Introduction
In the context of a major project subject to non-disclosure agreements, I decided to share certain aspects while preserving the confidentiality of the client and its ecosystem. This project represents one of the most important achievements of my career, hence my desire not to keep this significant experience silent.
In order to preserve confidentiality, I will speak in general terms, providing enough information to understand the scope of the project without revealing sensitive information that could identify the client or be exploited.
The client specialized in sending employees directly to end-users’ homes to perform a variety of operations, ranging from a few minutes to over an hour. However, due to the diversity of the tasks to be performed, the varying qualifications of the employees and the complex management of some demanding customers, advance planning of the employees’ days was essential. The objective was to allow each employee to perform the work corresponding to his or her skills at the customers’ premises, at the times when the customers were present at their homes.
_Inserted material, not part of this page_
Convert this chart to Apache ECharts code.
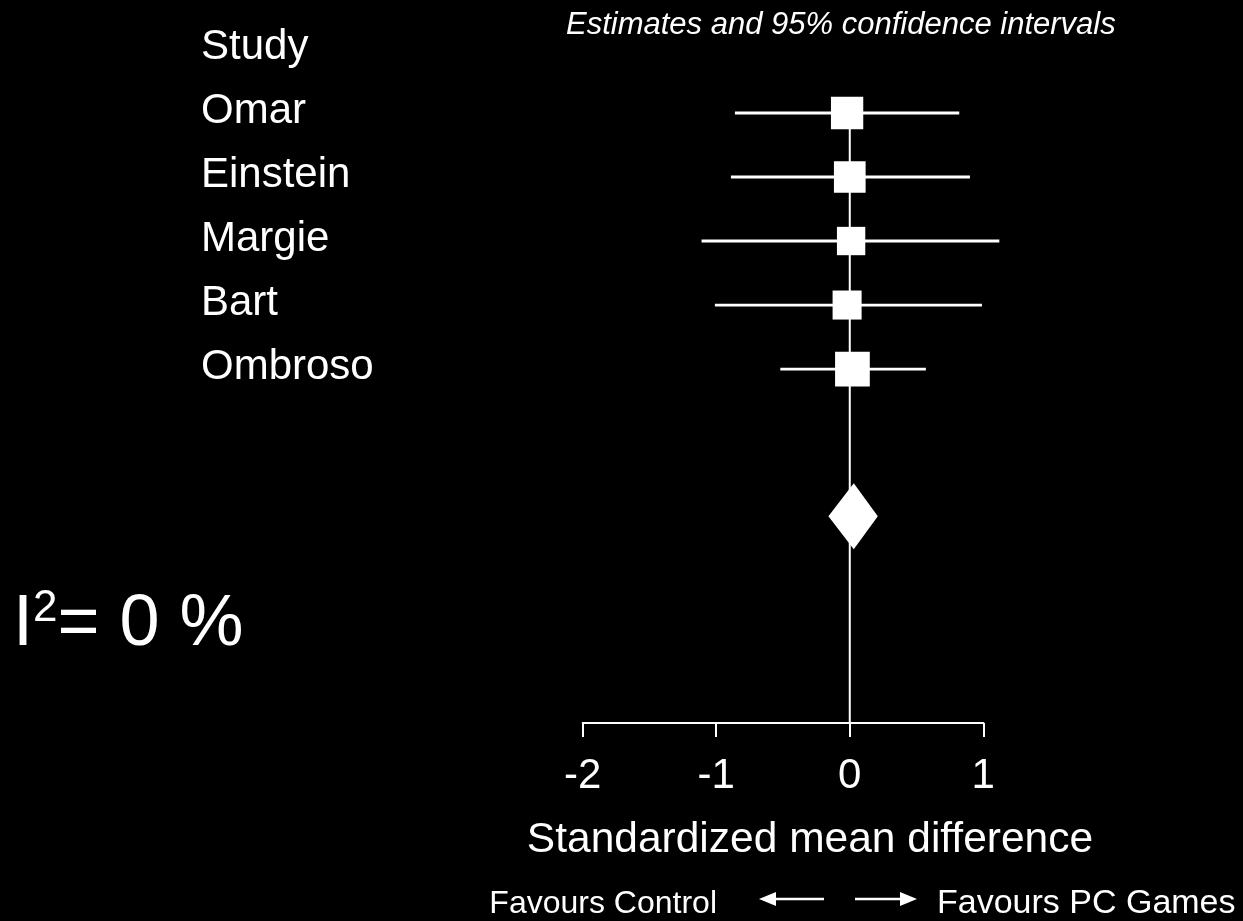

Until now, this tour planning was done manually by employees, but the results were not satisfactory for all stakeholders. Clients complained about worker delays, workers complained about difficult schedules, and management complained about lack of profitability. In short, the schedules were causing separate problems for the three parties involved.
Mission
It is in this context that we intervened with a project aiming at automating 90% of the basic planning. This approach would allow employees in charge of scheduling to concentrate on the remaining 10%, i.e. the complex cases requiring human intervention. In this way, a human-machine collaboration would take place, where the scheduling employees could be much faster and more efficient in the basic tasks. They would then have extra time to solve tricky scheduling problems, such as a lack of qualified personnel for a specific tour.
It is important to emphasize that our goal was not to replace the scheduling staff in any way. They had irreplaceable expertise, but they also had to juggle a multitude of rules that made mistakes in the creation of schedules inevitable. Nothing is more efficient than machines to seamlessly apply hundreds of rules.
The project was deployed using a microservices approach, with each microservice specializing in a specific domain.
Data service
The first microservice, of a rather fundamental nature, acted as a bridge between :
- The client’s existing ecosystem, including its data and services
- The various microservices developed for the project
The purpose of this component was to normalize all relevant data into a unified structure, to serve as a single data source for all other microservices, as well as to function as a buffer or cache for the potential slowness or unavailability of the client’s other services in the event of an outage or update. It would store all the data needed for the other microservices in memory, knowing exactly how the data is related, its format, its structure, as well as how to access that data from their original services.
Planning machine service
The second microservice had the sole responsibility of creating schedules. It took as input various elements such as the addresses, the actions to be performed at these addresses, the time slots to perform these actions, as well as the employees with their skills, their working hours and their transport for the day (car, motorcycle, bicycle, public transport, etc.). At the end, it provided a schedule with the routes for each employee, optimizing the trips while respecting the many rules specified. Most of these rules were mandatory (e.g., an action requiring 2 employees could not be performed by only one), some were optional (e.g., not to exceed the intervention time generally expected for a type of task), while others were focused on optimization (e.g., minimizing the travel time between two interventions).
Human scheduling service
The third microservice, dedicated to the employees in charge of scheduling, allowed them to view, create, modify and delete schedules. They could either create the schedules manually, as they did before the project was implemented, or press a button to send the schedule to the second microservice. They then only had to check the result, manage alerts associated with the schedule generation (for example, the absence of a qualified employee for a specific action scheduled in the schedule) and resolve these issues.
In addition, two other microservices were developed to address the needs of employees visiting customers and the customers themselves. These separate portals provided a tailored user experience for each party, highlighting relevant information.
Conclusion
This project took over two years of full-time work and encompassed a larger number of microservices than those described above. It was one of the most interesting and complex projects I have had the opportunity to work on, rivaling the online mortgage project for CA next bank. Unfortunately, due to non-disclosure agreements, it is not possible for me to reveal any more information, otherwise I probably would have released a dedicated article to detail the structure of the project, the issues, and the end result.